PARKERSBURG - Members of the West Virginia State Senate Select Committee on Children and Poverty met with community members in Parkersburg Tuesday to discuss the state's new Feed to Achieve program.
State Senate Majority Leader John Unger II, D-Berkeley, said the meeting was to learn about concerns across the state about the program and combating childhood poverty.
Unger said the West Virginia Feed to Achieve Act is designed to do three things.
"It aligns the breakfasts and lunches so the children may have an opportunity to participate and is a way to drive up the participation of students," he said. "The second is to set up a public private partnership where people can donate money and the third is to work with the Department of Health and Human Resources and Department of Agriculture to set up school gardens."
During the meeting, which was more like a roundtable discussion, many issues related to child hunger were discussed.
One issue was how nutrition is one aspect of how to help children break from a cycle of poverty.
Unger said one statistic he learned from the meetings was the number of children exposed to drugs.
"One in five children born in West Virginia is born with drugs in their system," he said. "They are exposed to drugs before they cry for the first time. As the child grows up the parents don't provide because the parents are so strung out on drugs or they are neglecting the child."

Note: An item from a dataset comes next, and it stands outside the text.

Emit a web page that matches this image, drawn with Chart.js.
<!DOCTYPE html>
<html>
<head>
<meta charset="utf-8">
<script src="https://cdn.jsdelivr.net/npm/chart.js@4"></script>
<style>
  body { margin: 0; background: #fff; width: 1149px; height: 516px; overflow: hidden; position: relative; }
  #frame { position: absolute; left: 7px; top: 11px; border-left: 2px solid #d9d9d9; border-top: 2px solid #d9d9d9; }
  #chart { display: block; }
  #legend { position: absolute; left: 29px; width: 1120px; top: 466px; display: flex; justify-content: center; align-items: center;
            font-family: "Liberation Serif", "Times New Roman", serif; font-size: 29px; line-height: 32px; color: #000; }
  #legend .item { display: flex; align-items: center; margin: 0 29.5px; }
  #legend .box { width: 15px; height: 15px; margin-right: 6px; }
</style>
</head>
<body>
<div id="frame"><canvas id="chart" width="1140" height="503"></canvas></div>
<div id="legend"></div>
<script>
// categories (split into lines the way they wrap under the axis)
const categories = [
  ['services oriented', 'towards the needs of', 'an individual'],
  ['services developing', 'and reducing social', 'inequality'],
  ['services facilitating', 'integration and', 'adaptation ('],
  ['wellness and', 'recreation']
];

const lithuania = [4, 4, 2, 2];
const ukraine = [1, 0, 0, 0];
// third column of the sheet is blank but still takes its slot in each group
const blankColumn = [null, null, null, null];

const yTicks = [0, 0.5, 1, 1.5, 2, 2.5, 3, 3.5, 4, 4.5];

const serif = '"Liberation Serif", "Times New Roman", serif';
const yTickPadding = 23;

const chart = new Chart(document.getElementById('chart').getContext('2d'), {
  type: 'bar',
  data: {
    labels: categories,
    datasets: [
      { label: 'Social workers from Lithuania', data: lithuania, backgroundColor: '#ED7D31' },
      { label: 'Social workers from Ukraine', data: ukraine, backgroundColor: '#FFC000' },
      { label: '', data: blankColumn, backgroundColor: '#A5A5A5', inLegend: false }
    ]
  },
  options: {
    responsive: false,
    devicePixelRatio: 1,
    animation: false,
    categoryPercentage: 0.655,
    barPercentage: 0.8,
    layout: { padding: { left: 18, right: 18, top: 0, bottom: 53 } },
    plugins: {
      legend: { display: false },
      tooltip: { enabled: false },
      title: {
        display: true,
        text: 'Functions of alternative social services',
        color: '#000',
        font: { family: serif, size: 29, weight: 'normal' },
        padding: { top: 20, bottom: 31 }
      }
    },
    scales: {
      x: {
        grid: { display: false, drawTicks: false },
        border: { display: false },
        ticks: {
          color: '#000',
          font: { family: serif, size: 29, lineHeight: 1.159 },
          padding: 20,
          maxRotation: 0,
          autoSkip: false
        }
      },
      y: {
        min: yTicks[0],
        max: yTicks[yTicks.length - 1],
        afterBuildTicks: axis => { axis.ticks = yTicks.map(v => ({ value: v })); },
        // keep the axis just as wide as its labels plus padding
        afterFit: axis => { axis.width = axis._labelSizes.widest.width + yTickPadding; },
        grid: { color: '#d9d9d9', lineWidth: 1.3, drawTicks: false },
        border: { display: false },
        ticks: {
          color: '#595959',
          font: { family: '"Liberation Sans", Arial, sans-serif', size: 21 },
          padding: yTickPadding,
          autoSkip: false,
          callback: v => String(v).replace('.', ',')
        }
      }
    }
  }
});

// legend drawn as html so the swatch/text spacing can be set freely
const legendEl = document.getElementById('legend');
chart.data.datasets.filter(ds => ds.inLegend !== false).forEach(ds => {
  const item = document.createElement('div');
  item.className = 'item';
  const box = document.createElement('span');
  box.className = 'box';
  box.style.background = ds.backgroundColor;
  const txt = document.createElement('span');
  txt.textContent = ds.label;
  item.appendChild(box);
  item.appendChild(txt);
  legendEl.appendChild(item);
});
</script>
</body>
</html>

Unger said the answer is not in not feeding the child because it is the parent's responsibility. He said the child comes to school hungry and not ready to learn.
"The child comes to school hungry and they can't learn," he said. "If the child is there and the child is hungry they can't maximize their fullest potential in learning."
Unger said many studies have been done to show how nutrition relates to learning.
"Do this experiment yourselves," he said. "Starting tomorrow only eat lunch for three days and don't eat anything over the weekend, come back Monday and tell me how you feel. Tell me if you have the energy, tell me if you have the attention, tell me if you are not in a little bit of a bad attitude."
Unger said a child feeling that way will act out.
"He just needs something to eat for goodness sakes," he said. "Do you punish the child to get to the parents and by punishing the child do you think the parents are going to change their behavior."
Unger said research shows the lack of nutrition impacts them way beyond childhood. He said from birth to 8 years of age when their neurons in the brain are formed they are inhibited because they are in the survival mode and cannot develop cognitive abilities.
Unger said the inspiration for the act came when his wife asked him to speak to her third-grade class about what a state senator does and how laws are made.
"I'm thinking this is a disaster; it's the most boring thing ever; you put adults to sleep; can you imagine third-graders who have a short attention span," he said.
Unger said he asked the children about two things they would change in their school. One said she would make recess longer and another said he would add another lunch.
He had them discuss it and he asked one child which he would support.
"I'm going to vote for the extra lunch so I can eat it so when I go home I won't eat mommy and daddy's food and my brother will have something to eat tonight."
Unger said he was floored by the answer. Unger said he learned many children in that class were in the same situation.
West Virginia Feed to Achieve was inspired by that little boy named Cyrile Ngassa. When the bill passed it was signed by Gov. Earl Ray Tomblin at the school with Cyrile beside him. Unger said Cyrile was given the pen Tomblin used.
"The little boy grabbed the pen and as he took the pen the governor asked him what will you be when you get older," he said. "Without missing a beat he said I'm going to be governor."